Un banquet s’imposait. La ville de Mâcon fut à la hauteur de la circonstance. Mme de Lamartine était alors à Vichy : jour par jour, Lamartine la tient au courant. On craignit un instant que le banquet ne fût peu nombreux ; mais il tourna vite à la grande manifestation. « Le banquet s’enthousiasme de partout. J’ai fait changer la place publique qui ne me plaisait pas, ce sera dans une magnifique enceinte vers la prairie de Lyon avec des tribunes pour deux mille femmes. Il y aura deux mille convives à peu près. Cela chauffe... (10 juillet). » Deux jours après : « Le banquet devient colossal... Je n’ai que cette minute : le temps brûle comme le ciel. » Le 15 : « C’est aujourd’hui jeudi. Je n’ai plus que trois jours pour arriver au banquet.

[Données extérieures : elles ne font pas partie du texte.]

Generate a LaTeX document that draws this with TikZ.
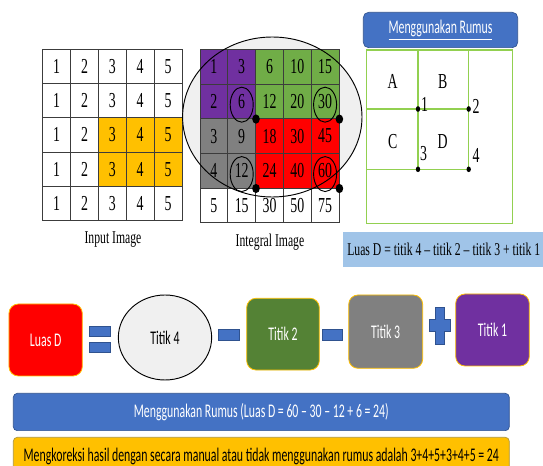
\documentclass[tikz,border=0pt]{standalone}
\usepackage{fontspec}
\setmainfont{Liberation Serif}
\newfontfamily\gridfont[FakeStretch=0.65]{Liberation Serif}
\newfontfamily\slidefont[FakeStretch=0.61]{Carlito}
\usetikzlibrary{shapes.geometric}

\definecolor{cellgold}{RGB}{255,192,0}
\definecolor{cellpurple}{RGB}{112,48,160}
\definecolor{cellgreen}{RGB}{112,173,71}
\definecolor{boxgreen}{RGB}{84,130,53}
\definecolor{cellgray}{RGB}{128,128,128}
\definecolor{cellred}{RGB}{255,0,0}
\definecolor{gridline}{RGB}{60,60,60}
\definecolor{ovalfill}{RGB}{240,240,240}
\definecolor{slideblue}{RGB}{68,114,196}
\definecolor{slideblueedge}{RGB}{47,82,143}
\definecolor{panelgreen}{RGB}{146,208,80}
\definecolor{formulablue}{RGB}{160,196,232}

\tikzset{
  gridcell/.style={draw=gridline, line width=0.6pt, inner sep=0pt,
    font=\gridfont\fontsize{16}{16}\selectfont},
  caption/.style={inner sep=0pt, font=\gridfont\fontsize{13.5}{14}\selectfont},
  panellabel/.style={inner sep=0pt, font=\gridfont\fontsize{16}{16}\selectfont},
  ring/.style={draw=black, line width=0.7pt},
  bigdot/.style={fill=black, draw=none},
  smalldot/.style={fill=black, draw=none},
  slidebox/.style={rounded corners=7pt, draw=cellgold, line width=0.6pt,
    font=\slidefont\fontsize{14.5}{14.5}\selectfont, inner sep=0pt},
  opbar/.style={fill=slideblue, draw=slideblueedge, line width=0.5pt},
  bar/.style={rounded corners=3pt, line width=0.5pt,
    font=\slidefont\fontsize{14.5}{14.5}\selectfont, inner sep=0pt},
  panelline/.style={draw=panelgreen, line width=0.8pt}
}

\begin{document}
\begin{tikzpicture}[x=0.75pt, y=-0.75pt]
\useasboundingbox (0,0) rectangle (543,466);

% ---------- input image grid ----------
\foreach \r in {1,...,5}{
  \foreach \c in {1,...,5}{
    \pgfmathtruncatemacro\hl{(\r>2)*(\r<5)*(\c>2)}
    \ifnum\hl=1 \def\cellfill{cellgold}\else\def\cellfill{white}\fi
    \node[gridcell, fill=\cellfill, minimum width=20.9pt, minimum height=25.75pt]
      (in-\r-\c) at ({42.7+27.86*(\c-0.5)},{49+34.34*(\r-0.5)}) {\c};
  }
}
\node[caption] (incap) at (113,240) {Input Image};

% ---------- integral image ----------
\node[ellipse, fill=ovalfill, minimum width=134.6pt, minimum height=120pt, inner sep=0pt]
  (bigoval) at (272.3,117) {};
\foreach \r in {1,...,5}{
  \foreach \c in {1,...,5}{
    \pgfmathtruncatemacro\v{\r*\c*(\c+1)/2}
    \ifnum\r=5 \def\cellfill{white}\else
      \ifnum\r<3
        \ifnum\c<3 \def\cellfill{cellpurple}\else\def\cellfill{cellgreen}\fi
      \else
        \ifnum\c<3 \def\cellfill{cellgray}\else\def\cellfill{cellred}\fi
      \fi
    \fi
    \node[gridcell, fill=\cellfill, minimum width=20.85pt, minimum height=26pt]
      (int-\r-\c) at ({200+27.8*(\c-0.5)},{49.3+34.7*(\r-0.5)}) {\v};
  }
}
\draw[line width=0.7pt] (bigoval.center) ellipse [x radius=89.7, y radius=80];
\node[caption] (intcap) at (270,242) {Integral Image};

% circled corner values
\foreach \r/\c in {2/2,2/5,4/2,4/5}{
  \draw[ring] ([yshift=-2.5pt]int-\r-\c.center) ellipse [x radius=11.5, y radius=17.5];
  \fill[bigdot] (int-\r-\c.south east) ellipse [x radius=3.8, y radius=4.6];
}

% ---------- formula panel ----------
\node[rounded corners=4pt, fill=slideblue, draw=slideblueedge, line width=0.5pt,
      minimum width=115.8pt, minimum height=26.5pt, inner sep=0pt,
      text=white, font=\slidefont\fontsize{14.5}{14.5}\selectfont]
  (header) at (440.5,30) {\underline{Menggunakan Rumus}};

\node[panelline, minimum width=109.5pt, minimum height=130pt, inner sep=0pt]
  (panel) at (439.7,136.65) {};
\coordinate (p1) at (418,109);
\coordinate (p2) at (468.7,109);
\coordinate (p3) at (418,169.3);
\coordinate (p4) at (468.7,169.3);
\draw[panelline] (p1 |- panel.north) -- (p3);
\draw[panelline] (p2 |- panel.north) -- (p4);
\draw[panelline] (p1 -| panel.west) -- (p2);
\draw[panelline] (p3 -| panel.west) -- (p4);
\foreach \p in {p1,p2,p3,p4}{\fill[smalldot] (\p) ellipse [x radius=2.2, y radius=2.8];}

\node[panellabel] (lA) at (392.7,81.7) {A};
\node[panellabel] (lB) at (442.7,81.7) {B};
\node[panellabel] (lC) at (392.7,141.7) {C};
\node[panellabel] (lD) at (442.7,141.7) {D};
\node[panellabel] (n1) at (424.5,104) {1};
\node[panellabel] (n2) at (476,106) {2};
\node[panellabel] (n3) at (423.5,154) {3};
\node[panellabel] (n4) at (476,155) {4};

\fill[formulablue] (343,232) rectangle (545,267);
\node[anchor=west, inner sep=0pt, font=\gridfont\fontsize{13.5}{14}\selectfont]
  (formula) at (347,249.5) {Luas D = titik 4 – titik 2 – titik 3 + titik 1};

% ---------- equation row ----------
\node[slidebox, fill=cellred, text=white, minimum width=55pt, minimum height=54pt]
  (luasd) at (45.65,340) {Luas D};
\draw[opbar] (89.3,326.7) rectangle (110.7,336.7);
\draw[opbar] (89.3,342) rectangle (110.7,352);
\node[ellipse, fill=ovalfill, draw=black, line width=0.7pt, inner sep=0pt,
      minimum width=70pt, minimum height=63.75pt,
      font=\slidefont\fontsize{14.5}{14.5}\selectfont] (t4) at (165,337.5) {Titik 4};
\draw[opbar] (218.3,329.3) rectangle (239,340);
\node[slidebox, fill=boxgreen, text=white, minimum width=54.5pt, minimum height=53.8pt]
  (t2) at (283,334.15) {Titik 2};
\draw[opbar] (322.7,329) rectangle (342.7,340.7);
\node[slidebox, fill=cellgray, text=white, minimum width=55.5pt, minimum height=55pt]
  (t3) at (385.7,331.65) {Titik 3};
\draw[opbar] (435.7,307.3) -- (444,307.3) -- (444,319.3) -- (450,319.3) -- (450,331.7)
  -- (444,331.7) -- (444,344) -- (435.7,344) -- (435.7,331.7) -- (429.3,331.7)
  -- (429.3,319.3) -- (435.7,319.3) -- cycle;
\node[slidebox, fill=cellpurple, text=white, minimum width=55.2pt, minimum height=54pt]
  (t1) at (492.5,330) {Titik 1};

% ---------- result bars ----------
\node[bar, fill=slideblue, draw=slideblueedge, text=white,
      minimum width=372pt, minimum height=28pt]
  (result) at (261.3,412) {Menggunakan Rumus (Luas D = 60 – 30 – 12 + 6 = 24)};
\begin{scope}
  \clip (0,0) rectangle (543,466);
  \draw[bar, fill=cellgold, draw=slideblueedge!40!cellgold] (13.3,437.3) rectangle (509.3,480);
\end{scope}
\node[inner sep=0pt, font=\slidefont\fontsize{14.5}{14.5}\selectfont]
  (check) at (261.3,456.5)
  {Mengkoreksi hasil dengan secara manual atau tidak menggunakan rumus adalah 3+4+5+3+4+5 = 24};
\end{tikzpicture}
\end{document}
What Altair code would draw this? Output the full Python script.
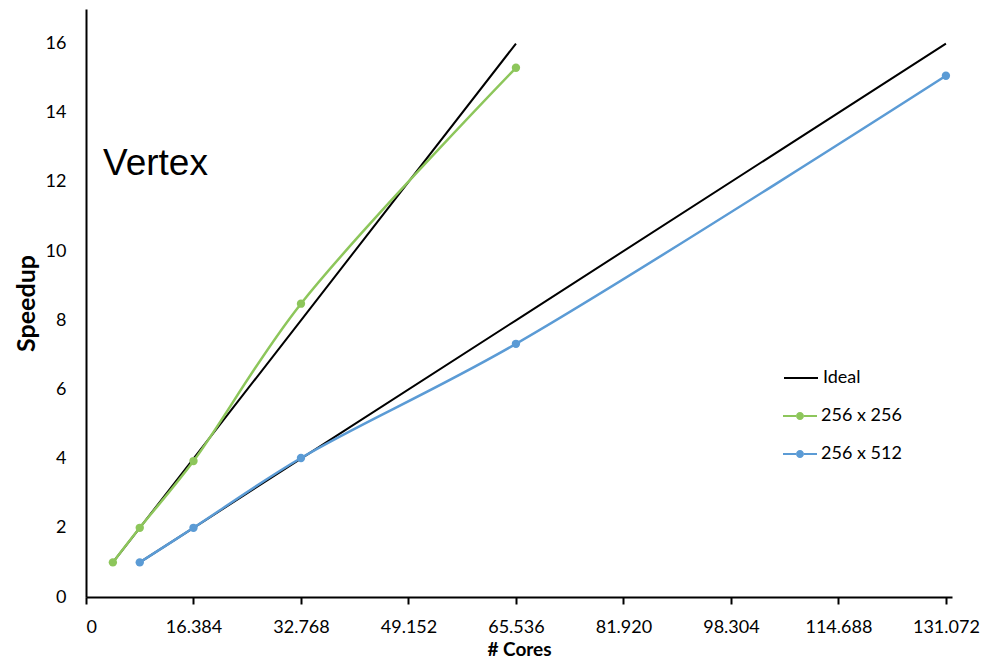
import altair as alt
import pandas as pd

# ---- data ----
cores_small = [4096, 8192, 16384, 32768, 65536]
speedup_256x256 = [1.0, 2.0, 3.93, 8.48, 15.30]
ideal_small = [1, 2, 4, 8, 16]

cores_large = [8192, 16384, 32768, 65536, 131072]
speedup_256x512 = [1.0, 2.0, 4.02, 7.32, 15.07]
ideal_large = [1, 2, 4, 8, 16]

series_names = ["256 x 256", "256 x 512"]
series_colors = ["#8dc65b", "#5b9bd5"]

x_ticks = [0, 16384, 32768, 49152, 65536, 81920, 98304, 114688, 131072]
y_ticks = [0, 2, 4, 6, 8, 10, 12, 14, 16]

annotation_text = ["Vertex"]
annotation_x = [2600]
annotation_y = [12.2]

# ---- tables ----
ideal_df = pd.DataFrame({
    "cores": cores_small + cores_large,
    "speedup": ideal_small + ideal_large,
    "run": ["a"] * len(cores_small) + ["b"] * len(cores_large),
    "label": ["Ideal"] * (len(cores_small) + len(cores_large)),
})
data_df = pd.DataFrame({
    "cores": cores_small + cores_large,
    "speedup": speedup_256x256 + speedup_256x512,
    "series": [series_names[0]] * len(cores_small) + [series_names[1]] * len(cores_large),
})
ann_df = pd.DataFrame({"text": annotation_text, "cores": annotation_x, "speedup": annotation_y})

FONT = "Lato"

x_enc = alt.X(
    "cores:Q",
    scale=alt.Scale(domain=[0, 132000], nice=False, zero=True),
    axis=alt.Axis(
        values=x_ticks,
        labelExpr="replace(format(datum.value, ','), ',', '.')",
        title="# Cores",
        grid=False,
        domainColor="black", domainWidth=2,
        tickColor="black", tickWidth=2, tickSize=7,
        labelFont=FONT, labelFontSize=18, labelColor="black", labelPadding=14,
        titleFont=FONT, titleFontSize=19, titleFontWeight="bold", titleColor="black",
        titlePadding=4,
    ),
)
y_enc = alt.Y(
    "speedup:Q",
    scale=alt.Scale(domain=[0, 17], nice=False, zero=True),
    axis=alt.Axis(
        values=y_ticks,
        title="Speedup",
        grid=False,
        domainColor="black", domainWidth=2,
        ticks=False, tickSize=0,
        labelFont=FONT, labelFontSize=18, labelColor="black", labelPadding=20,
        titleFont=FONT, titleFontSize=25, titleFontWeight="bold", titleColor="black",
        titlePadding=6,
    ),
)

ideal_layer = alt.Chart(ideal_df).mark_line(strokeWidth=2).encode(
    x=x_enc,
    y=y_enc,
    detail="run:N",
    color=alt.Color(
        "label:N",
        scale=alt.Scale(domain=["Ideal"], range=["black"]),
        legend=alt.Legend(
            title=None, orient="none", legendX=697, legendY=351,
            symbolType="stroke", symbolSize=1156, symbolStrokeWidth=2,
            labelFont=FONT, labelFontSize=18, labelColor="black", labelOffset=4,
        ),
    ),
)

legend_path = (
    "M-1,-0.065H-0.235V0.065H-1Z "
    "M0.235,-0.065H1V0.065H0.235Z "
    "M0.235,0A0.235,0.235 0 1,1 -0.235,0A0.235,0.235 0 1,1 0.235,0Z"
)

color_data = alt.Color(
    "series:N",
    scale=alt.Scale(domain=series_names, range=series_colors),
    legend=alt.Legend(
        title=None, orient="none", legendX=697, legendY=390,
        symbolType=legend_path, symbolSize=1156, symbolStrokeWidth=0,
        symbolOpacity=1, rowPadding=12,
        labelFont=FONT, labelFontSize=18, labelColor="black", labelOffset=4,
    ),
)

data_points = alt.Chart(data_df).mark_point(filled=True, size=70, opacity=1).encode(
    x=x_enc, y=y_enc, color=color_data,
)
data_line = alt.Chart(data_df).mark_line(strokeWidth=2.5, interpolate="catmull-rom").encode(
    x=x_enc, y=y_enc, detail="series:N", color=color_data,
)

data_layer = alt.layer(data_points, data_line)

annotation = alt.Chart(ann_df).mark_text(
    font="Liberation Sans", fontSize=37, align="left", baseline="alphabetic", color="black"
).encode(x=x_enc, y=y_enc, text="text:N")

chart = (
    alt.layer(ideal_layer, data_layer, annotation)
    .resolve_scale(color="independent")
    .properties(
        width=866, height=588,
        padding={"left": 78, "top": 1, "right": 28, "bottom": 63},
        autosize=alt.AutoSizeParams(type="none"),
        background="white",
    )
    .configure_view(stroke=None)
)

chart.save("out.html", embed_options={"renderer": "svg", "actions": False})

C’est ma seule pensée... » Il arriva enfin, le jour si fiévreusement attendu. Près de six mille personnes étaient accourues. Lamartine dans son discours avoua que la pensée des Girondins était de rallumer la flamme de 1789, et menaça la royauté de la « révolution du mépris. » Il parla dans les éclairs et le tonnerre — littéralement. La scène a été racontée maintes fois ; mais nul récit ne vaut celui qu’en transmettait, le lendemain, Lamartine lui-même à l’épouse attristée, non sans raison, et inquiète.


Lundi, Monceau[2].

Tout va bien. Il n’y a pas eu de tumulte. Ce soir on vient ici en famille souper sous les arbres, vingt ou trente. Ronchaud Ponsard, Aubel sont avec moi, Bruys, etc.

Quant au banquet, il a été à la fois sublime et déplorable.

Sublime par près de trois mille convives à table et autant de femmes et

  1. Thureau-Dangin, Histoire de la Monarchie de juillet, VII, 49.
  2. A Mme de Lamartine, maison Sevigny, place de la mairie, à Vichy.